The text below outlines the format and the present list of allowed controlled vocabulary.
Qualifier: /pseudogene=
Definition: indicates that this feature is a pseudogene of the element named by the feature key
Value format: “TYPE”
where TYPE is one of the following: processed, unprocessed, unitary, allelic, unknown
Examples:
/pseudogene=”processed”
/pseudogene=”unprocessed”
/pseudogene=”unitary”
/pseudogene=”allelic”
/pseudogene=”unknown”
Comment: TYPE is a term taken from the INSDC controlled vocabulary for pseudogenes:
processed: the pseudogene has arisen by reverse transcription of a mRNA into cDNA, followed by reintegration into the genome. Therefore, it has lost any intron/exon structure, and it might have a pseudo-polyA-tail.
unprocessed: the pseudogene has arisen from a copy of the parent gene by duplication followed by accumulation of random mutation. The changes, compared to their functional homolog, include insertions, deletions, premature stop codons, frameshifts and a higher proportion of non-synonymous versus synonymous substitutions.

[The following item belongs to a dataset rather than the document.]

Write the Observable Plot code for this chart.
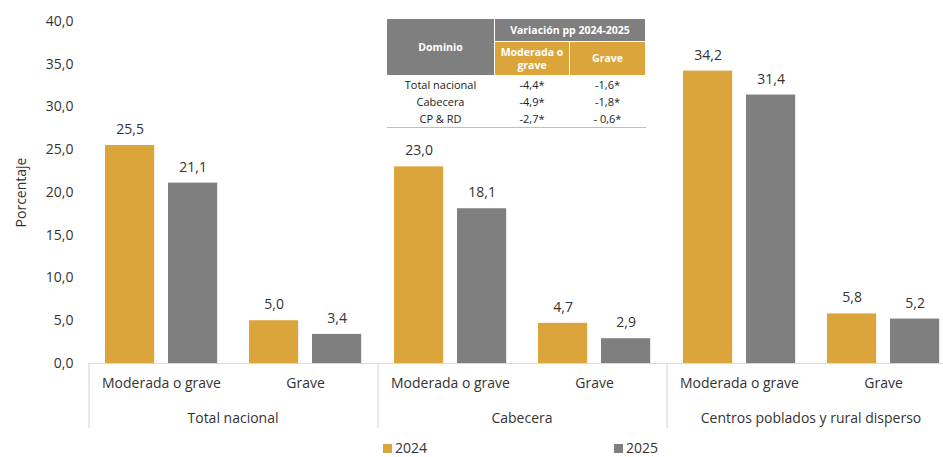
<!DOCTYPE html>
<html>
<head>
<meta charset="utf-8">
<script src="https://cdn.jsdelivr.net/npm/d3@7"></script>
<script src="https://cdn.jsdelivr.net/npm/@observablehq/plot@0.6"></script>
<style>
  html, body { margin: 0; padding: 0; background: #fff; }
  #wrap { position: relative; width: 943px; height: 457px; font-family: 'Open Sans', sans-serif; color: #333; }
  #tbl { position: absolute; left: 386px; top: 18px; border-collapse: collapse; font-family: 'Open Sans', sans-serif; font-size: 11px; color: #222; }
  #tbl th { font-weight: bold; font-size: 10.5px; color: #fff; border: 1px solid #fff; padding: 0; text-align: center; line-height: 13px; }
  #tbl th div { line-height: 13px; }
  #tbl td { padding: 0; text-align: center; height: 17px; line-height: 17px; }
  #tbl tr:last-child td { border-bottom: 1px solid #bfbfbf; }
  .leg { position: absolute; top: 439px; font-size: 14px; line-height: 17px; }
  .sw { display: inline-block; width: 9px; height: 9px; margin-right: 3px; vertical-align: 0px; }
</style>
</head>
<body>
<div id="wrap"></div>
<script>
const domains = ["Total nacional", "Cabecera", "Centros poblados y rural disperso"];
const severities = ["Moderada o grave", "Grave"];
const years = ["2024", "2025"];
const values2024 = [25.5, 5.0, 23.0, 4.7, 34.2, 5.8];
const values2025 = [21.1, 3.4, 18.1, 2.9, 31.4, 5.2];
const yTicks = [0, 5, 10, 15, 20, 25, 30, 35, 40];
const yLabel = "Porcentaje";
const colors = ["#dba53b", "#7f7f7f"];

const tableTitle = "Variación pp 2024-2025";
const tableHeadDomain = "Dominio";
const tableHeadCols = [["Moderada o", "grave"], ["Grave"]];
const tableRows = ["Total nacional", "Cabecera", "CP & RD"];
const tableModerada = ["-4,4*", "-4,9*", "-2,7*"];
const tableGrave = ["-1,6*", "-1,8*", "- 0,6*"];

const fmt = v => v.toFixed(1).replace(".", ",");

const rows = values2024.map((v, i) => ({
  domain: domains[Math.floor(i / 2)],
  severity: severities[i % 2],
  v2024: v,
  v2025: values2025[i]
}));

const W = 943, H = 437, ML = 87, MR = -13, MT = 21, MB = 74;
const band = (W - ML - MR) / domains.length / severities.length;

const chart = Plot.plot({
  width: W, height: H,
  marginLeft: ML, marginRight: MR, marginTop: MT, marginBottom: MB,
  style: { fontFamily: "'Open Sans', sans-serif", fontSize: "14px", color: "#333", overflow: "hidden" },
  fx: { domain: domains, padding: 0, label: null },
  x: { domain: severities, padding: 0, label: null },
  y: { domain: [0, 40], label: null },
  marks: [
    Plot.barY(rows, { fx: "domain", x: "severity", y: "v2024", fill: colors[0], insetLeft: 16, insetRight: band - 66 }),
    Plot.barY(rows, { fx: "domain", x: "severity", y: "v2025", fill: colors[1], insetLeft: 79, insetRight: band - 129 }),
    Plot.text(rows, { fx: "domain", x: "severity", y: "v2024", text: d => fmt(d.v2024), dx: -band / 2 + 41, dy: -16, fontSize: 14, fill: "#333" }),
    Plot.text(rows, { fx: "domain", x: "severity", y: "v2025", text: d => fmt(d.v2025), dx: -band / 2 + 104, dy: -16, fontSize: 14, fill: "#333" }),
    Plot.ruleY([0], { stroke: "#d9d9d9", strokeWidth: 1.2 }),
    Plot.ruleX([severities[0]], { x: d => d, dx: -band / 2, stroke: "#d9d9d9", strokeWidth: 1.2, insetTop: H - MT - MB, insetBottom: -65 }),
    Plot.axisY({ ticks: yTicks, tickSize: 0, tickPadding: 15, tickFormat: fmt, fontSize: 14,
                 label: yLabel, labelAnchor: "center", labelArrow: "none", labelOffset: 72 }),
    Plot.axisX({ tickSize: 0, tickPadding: 15, fontSize: 14 }),
    Plot.axisFx({ anchor: "bottom", tickSize: 0, tickPadding: 50, fontSize: 14, label: null })
  ]
});

const wrap = document.getElementById("wrap");
wrap.appendChild(chart);

// inset table
const t = document.createElement("table");
t.id = "tbl";
let html = `<tr><th rowspan="2" style="width:107px;height:56px;background:#7f7f7f">${tableHeadDomain}</th>` +
  `<th colspan="2" style="height:22px;background:#7f7f7f">${tableTitle}</th></tr>` +
  `<tr><th style="width:74px;height:33px;background:#dba53b">${tableHeadCols[0].map(s => `<div>${s}</div>`).join("")}</th>` +
  `<th style="width:75px;background:#dba53b">${tableHeadCols[1].map(s => `<div>${s}</div>`).join("")}</th></tr>`;
tableRows.forEach((r, i) => {
  html += `<tr><td>${r}</td><td>${tableModerada[i]}</td><td>${tableGrave[i]}</td></tr>`;
});
t.innerHTML = html;
wrap.appendChild(t);

// legend
years.forEach((y, i) => {
  const d = document.createElement("div");
  d.className = "leg";
  d.style.left = (i === 0 ? 383 : 614) + "px";
  d.innerHTML = `<span class="sw" style="background:${colors[i]}"></span>${y}`;
  wrap.appendChild(d);
});
</script>
</body>
</html>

unitary: the pseudogene has no parent. It is the original gene, which is functional in some species but disrupted in some way (indels, mutation, recombination) in another species or strain.
allelic: a (unitary) pseudogene that is stable in the population but importantly it has a functional alternative allele also in the population. i.e., one strain may have the gene, another strain may have the pseudogene. MHC haplotypes have allelic pseudogenes.
unknown: the submitter does not know the method of pseudogenisation.